Nour Al-Saghir est un magazine destiné aux enfants en âge préscolaire qui est en vente depuis 2020. « C’est un magazine renfermant des histoires pédagogiques avec des méthodes interactives qui développent les connaissances des enfants », explique Noha Abbas, rédactrice en chef de la revue. 5 000 exemplaires ont été imprimés. Selon Noha, certains parents achètent tous les numéros de ce magazine périodique pour que leurs enfants puissent avoir des informations fiables et se préparer à la vie scolaire. « Le magazine permet à l’enfant d’apprendre les lettres de l’alphabet par le biais d’un dessin, par exemple celui d’un pompier, en lui demandant de dire son nom avant de le colorier. En outre, des contes sont publiés et transmettent des valeurs et des traditions culturelles qui aident l’enfant à fixer des règles ou des limites », décrit Noha Abbas. Dans ce contexte, Dr Moustafa Al-Faramawy, réalisateur, a créé des dessins animés en images tridimensionnelles reprenant les histoires du Coran et des prophètes. « Ces séries présentent les axes nécessaires à l’apprentissage des tout-petits leur permettant d’avoir une bonne prononciation de l’arabe classique », explique-t-il. Et de préciser que l’équipe de travail est constituée d’un réalisateur, d’un écrivain et d’un technicien du son qui se réunissent pour relire entièrement le scénario et réécrire les phrases trop compliquées.

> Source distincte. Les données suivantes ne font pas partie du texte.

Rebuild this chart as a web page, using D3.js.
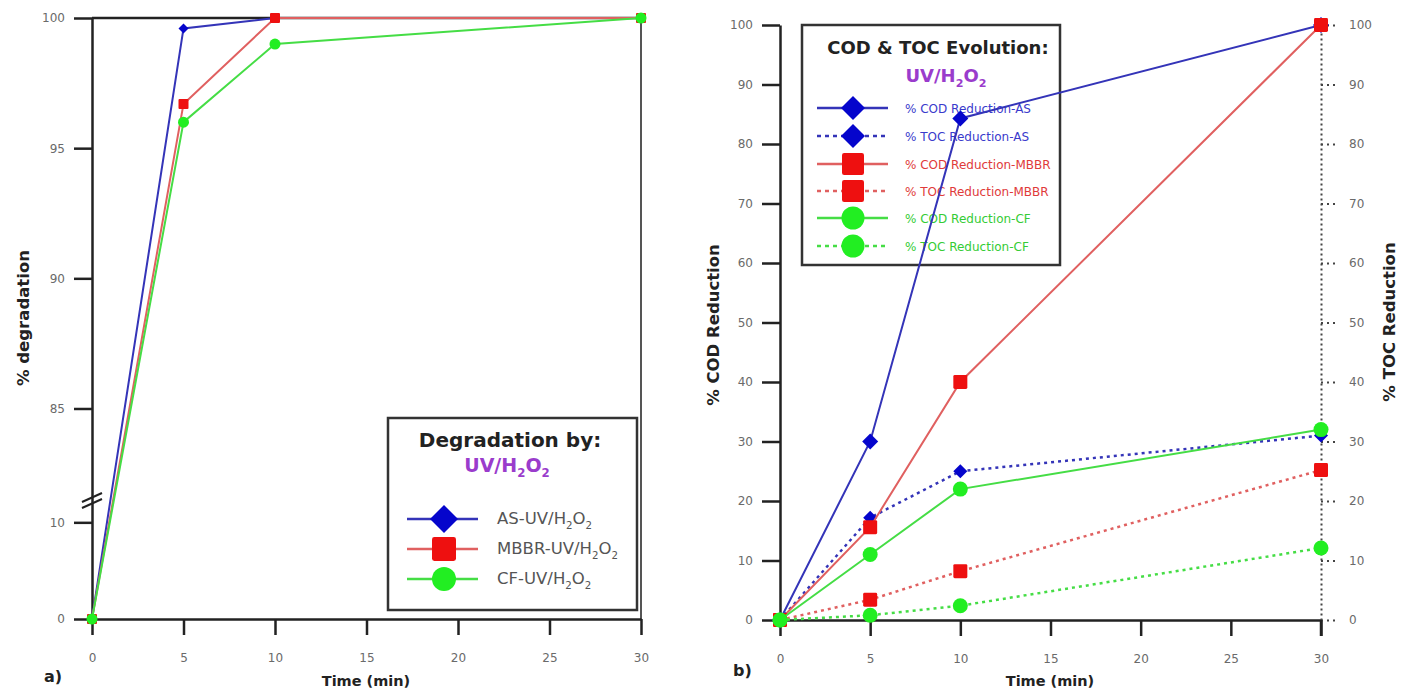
<!DOCTYPE html>
<html><head><meta charset="utf-8">
<script src="https://cdn.jsdelivr.net/npm/d3@7"></script>
<style>body{margin:0;background:#fff;} text{font-family:"DejaVu Sans",Verdana,sans-serif;}</style>
</head><body><svg id="c" width="1409" height="690"></svg>
<script>
// ---------- data ----------
const times = [0, 5, 10, 30];
const xTicks = [0, 5, 10, 15, 20, 25, 30];
// panel a) % degradation
const degAS = [0, 99.6, 100, 100];
const degMBBR = [0, 96.7, 100, 100];
const degCF = [0, 96.0, 99.0, 100];
const degYTicks = [0, 10, 85, 90, 95, 100];
const degLegend = ["AS-UV/H_2O_2", "MBBR-UV/H_2O_2", "CF-UV/H_2O_2"];
// panel b) COD & TOC reduction
const codAS = [0, 30, 84.3, 100];
const tocAS = [0, 17.2, 25, 31];
const codMBBR = [0, 15.6, 40, 100];
const tocMBBR = [0, 3.4, 8.2, 25.2];
const codCF = [0, 11, 22, 32];
const tocCF = [0, 0.8, 2.4, 12.1];
const redTicks = [0, 10, 20, 30, 40, 50, 60, 70, 80, 90, 100];
const redLegend = ["% COD Reduction-AS", "% TOC Reduction-AS", "% COD Reduction-MBBR",
                   "% TOC Reduction-MBBR", "% COD Reduction-CF", "% TOC Reduction-CF"];

// ---------- styles ----------
const FONT = "DejaVu Sans, Verdana, sans-serif";
const C = {
  blue: {line: "#3434b8", mark: "#0505cc", text: "#3a3acc"},
  red: {line: "#e06060", mark: "#ee1010", text: "#e03a3a"},
  green: {line: "#45dd45", mark: "#22ee22", text: "#35cc35"}
};
const PURPLE = "#9a3ccc";
const svg = d3.select("#c");

function rich(sel, str, size) {
  const parts = str.split(/_(\d)/);
  let shifted = false;
  parts.forEach((p, i) => {
    if (p === "") return;
    const sub = i % 2 === 1;
    const t = sel.append("tspan").text(p);
    if (sub) { t.attr("font-size", size * 0.62).attr("dy", size * 0.28); shifted = true; }
    else if (shifted) { t.attr("dy", -size * 0.28); shifted = false; }
  });
}
function marker(g, shape, x, y, s, color) {
  if (shape === "diamond") {
    g.append("path").attr("d", `M${x},${y - s}L${x + s},${y}L${x},${y + s}L${x - s},${y}Z`).attr("fill", color);
  } else if (shape === "square") {
    g.append("rect").attr("x", x - s).attr("y", y - s).attr("width", 2 * s).attr("height", 2 * s)
      .attr("rx", s * 0.2).attr("fill", color);
  } else {
    g.append("circle").attr("cx", x).attr("cy", y).attr("r", s).attr("fill", color);
  }
}
function styleAxis(g, w, col) {
  g.select(".domain").attr("stroke", col || "#222").attr("stroke-width", w);
  g.selectAll(".tick line").attr("stroke", col || "#222").attr("stroke-width", w);
  g.selectAll(".tick text").attr("fill", "#6a6a6a").attr("font-size", 12).attr("font-family", FONT);
}

// =============== panel a ===============
const xA = d3.scaleLinear().domain([0, 30]).range([92, 641]);
const yA = d3.scaleLinear().domain([0, 12, 81.6, 100]).range([619, 503, 497, 18]);

// frame top & right
svg.append("line").attr("x1", 92).attr("x2", 641).attr("y1", 18).attr("y2", 18).attr("stroke", "#222").attr("stroke-width", 2.5);
svg.append("line").attr("x1", 641).attr("x2", 641).attr("y1", 18).attr("y2", 619).attr("stroke", "#555").attr("stroke-width", 2);

const axAy = svg.append("g").attr("transform", "translate(92,0)")
  .call(d3.axisLeft(yA).tickValues(degYTicks).tickSize(18).tickSizeOuter(0).tickPadding(9));
styleAxis(axAy, 2.5);
const axAx = svg.append("g").attr("transform", "translate(0,619)")
  .call(d3.axisBottom(xA).tickValues(xTicks).tickSize(16).tickSizeOuter(0).tickPadding(18));
styleAxis(axAx, 2.5);
// axis break marks
svg.append("line").attr("x1", 82).attr("y1", 502).attr("x2", 102).attr("y2", 493).attr("stroke", "#222").attr("stroke-width", 2);
svg.append("line").attr("x1", 82).attr("y1", 508).attr("x2", 102).attr("y2", 499).attr("stroke", "#222").attr("stroke-width", 2);

svg.append("text").attr("transform", "translate(29,318) rotate(-90)").attr("text-anchor", "middle")
  .attr("font-weight", "bold").attr("font-size", 16.5).attr("fill", "#222").text("% degradation");
svg.append("text").attr("x", 366).attr("y", 686).attr("text-anchor", "middle")
  .attr("font-weight", "bold").attr("font-size", 14.5).attr("fill", "#222").text("Time (min)");
svg.append("text").attr("x", 44).attr("y", 682).attr("font-weight", "bold").attr("font-size", 16).attr("fill", "#222").text("a)");

const seriesA = [
  {v: degAS, c: C.blue, shape: "diamond", s: 5},
  {v: degMBBR, c: C.red, shape: "square", s: 5},
  {v: degCF, c: C.green, shape: "circle", s: 5.5}
];
const lineA = d3.line().x((d, i) => xA(times[i])).y(d => yA(d));
seriesA.forEach(s => {
  svg.append("path").datum(s.v).attr("d", lineA).attr("fill", "none").attr("stroke", s.c.line).attr("stroke-width", 2);
});
seriesA.forEach(s => {
  const g = svg.append("g");
  s.v.forEach((d, i) => marker(g, s.shape, xA(times[i]), yA(d), s.s, s.c.mark));
});

// legend a
const lgA = svg.append("g");
lgA.append("rect").attr("x", 388).attr("y", 418).attr("width", 249).attr("height", 192)
  .attr("fill", "#fff").attr("stroke", "#333").attr("stroke-width", 2.5);
lgA.append("text").attr("x", 510).attr("y", 447).attr("text-anchor", "middle").attr("font-weight", "bold")
  .attr("font-size", 20).attr("fill", "#222").text("Degradation by:");
const ta = lgA.append("text").attr("x", 507).attr("y", 472).attr("text-anchor", "middle").attr("font-weight", "bold")
  .attr("font-size", 19).attr("fill", PURPLE);
rich(ta, "UV/H_2O_2", 19);
const lgAy = [519, 549, 579];
seriesA.forEach((s, i) => {
  const y = lgAy[i];
  lgA.append("line").attr("x1", 407).attr("x2", 478).attr("y1", y).attr("y2", y).attr("stroke", s.c.line).attr("stroke-width", 2.5);
  marker(lgA, s.shape, 444, y, s.shape === "diamond" ? 14 : (s.shape === "square" ? 12 : 12), s.c.mark);
  const t = lgA.append("text").attr("x", 497).attr("y", y + 5).attr("font-size", 16.5).attr("fill", "#555");
  rich(t, degLegend[i], 16.5);
});

// =============== panel b ===============
const xB = d3.scaleLinear().domain([0, 30]).range([780, 1321]);
const yB = d3.scaleLinear().domain([0, 100]).range([620, 25]);

// legend b (drawn below the series lines)
const lgB = svg.append("g");
lgB.append("rect").attr("x", 802).attr("y", 25).attr("width", 258).attr("height", 240)
  .attr("fill", "#fff").attr("stroke", "#333").attr("stroke-width", 2.5);
lgB.append("text").attr("x", 938).attr("y", 54).attr("text-anchor", "middle").attr("font-weight", "bold")
  .attr("font-size", 18).attr("fill", "#222").text("COD & TOC Evolution:");
const tb = lgB.append("text").attr("x", 946).attr("y", 82).attr("text-anchor", "middle").attr("font-weight", "bold")
  .attr("font-size", 18).attr("fill", PURPLE);
rich(tb, "UV/H_2O_2", 18);

const seriesB = [
  {v: codAS, c: C.blue, shape: "diamond", s: 8, dash: null},
  {v: tocAS, c: C.blue, shape: "diamond", s: 7, dash: "3,4"},
  {v: codMBBR, c: C.red, shape: "square", s: 7, dash: null},
  {v: tocMBBR, c: C.red, shape: "square", s: 7, dash: "3,4"},
  {v: codCF, c: C.green, shape: "circle", s: 7.5, dash: null},
  {v: tocCF, c: C.green, shape: "circle", s: 7.5, dash: "3,4"}
];
const lgBy = [108, 136, 164, 191, 218, 246];
seriesB.forEach((s, i) => {
  const y = lgBy[i];
  lgB.append("line").attr("x1", 817).attr("x2", 888).attr("y1", y).attr("y2", y).attr("stroke", s.c.line)
    .attr("stroke-width", 2.5).attr("stroke-dasharray", s.dash ? "4,4" : null);
  marker(lgB, s.shape, 853, y, s.shape === "diamond" ? 12 : (s.shape === "square" ? 11 : 11.5), s.c.mark);
  lgB.append("text").attr("x", 905).attr("y", y + 4.5).attr("font-size", 12).attr("fill", s.c.text).text(redLegend[i]);
});

// axes b
const axBy = svg.append("g").attr("transform", "translate(780,0)")
  .call(d3.axisLeft(yB).tickValues(redTicks).tickSize(18).tickSizeOuter(0).tickPadding(9));
styleAxis(axBy, 2.5);
const axBx = svg.append("g").attr("transform", "translate(0,620)")
  .call(d3.axisBottom(xB).tickValues(xTicks).tickSize(16).tickSizeOuter(0).tickPadding(18));
styleAxis(axBx, 2.5);
// right dotted axis
const axBr = svg.append("g").attr("transform", "translate(1321,0)")
  .call(d3.axisRight(yB).tickValues(redTicks).tickSize(14).tickSizeOuter(0).tickPadding(14));
styleAxis(axBr, 2, "#444");
axBr.select(".domain").attr("stroke-dasharray", "2,3");
axBr.selectAll(".tick line").attr("stroke-dasharray", "2,4");
svg.append("line").attr("x1", 1321).attr("x2", 1321).attr("y1", 620).attr("y2", 636).attr("stroke", "#222").attr("stroke-width", 2.5);

svg.append("text").attr("transform", "translate(719,325) rotate(-90)").attr("text-anchor", "middle")
  .attr("font-weight", "bold").attr("font-size", 16.5).attr("fill", "#222").text("% COD Reduction");
svg.append("text").attr("transform", "translate(1395,322) rotate(-90)").attr("text-anchor", "middle")
  .attr("font-weight", "bold").attr("font-size", 16.5).attr("fill", "#222").text("% TOC Reduction");
svg.append("text").attr("x", 1050).attr("y", 686).attr("text-anchor", "middle")
  .attr("font-weight", "bold").attr("font-size", 14.5).attr("fill", "#222").text("Time (min)");
svg.append("text").attr("x", 733).attr("y", 676).attr("font-weight", "bold").attr("font-size", 16).attr("fill", "#222").text("b)");

const lineB = d3.line().x((d, i) => xB(times[i])).y(d => yB(d));
seriesB.forEach(s => {
  svg.append("path").datum(s.v).attr("d", lineB).attr("fill", "none").attr("stroke", s.c.line)
    .attr("stroke-width", s.dash ? 2.5 : 2).attr("stroke-dasharray", s.dash);
  const g = svg.append("g");
  s.v.forEach((d, i) => marker(g, s.shape, xB(times[i]), yB(d), s.s, s.c.mark));
});
</script></body></html>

Et ce n’est pas le seul atout. Dr Tamer Chawqi, pédagogue, s’appuie sur un principe important, à savoir que l’éducation préscolaire donne aux enfants la possibilité d’apprendre, de comprendre et de se familiariser avec l’environnement scolaire. « Les études expliquent que l’apprentissage de deux langues en même temps à un enfant qui ne maîtrise pas sa langue maternelle a un impact négatif et provoque un problème de bilinguisme. De ce fait, l’enfant risque d’avoir un faible niveau dans les deux langues », commente Tamer Chawqi. Il ajoute que l’initiation à l’arabe demande beaucoup plus de temps car la langue est difficile. Un avis partagé par Soheir Al- Sokari, une Américaine d’origine arabe et experte en linguistique. Elle avait affirmé dans un entretien à la télé que de l’âge zéro jusqu’à son entrée à l’école, l’enfant arabe n’apprenait que 3 000 mots, alors que le vocabulaire d’un enfant né de parents étrangers pouvait atteindre les 16 000 mots. « Lorsque l’enfant apprend un grand nombre de mots, cela lui donne la possibilité de mieux s’exprimer. Mais il faut ne pas le perturber en lui apprenant deux langues en même temps ».
Reste à dire qu’il faut élaborer une stratégie de sensibilisation des parents à l’importance d’apprendre à leurs enfants l’arabe qui est leur langue maternelle et d’éviter de leur choisir une langue étrangère comme première langue juste pour avoir un certain prestige social. Car aucun peuple civilisé n’opte pour la seconde langue avant sa langue maternelle.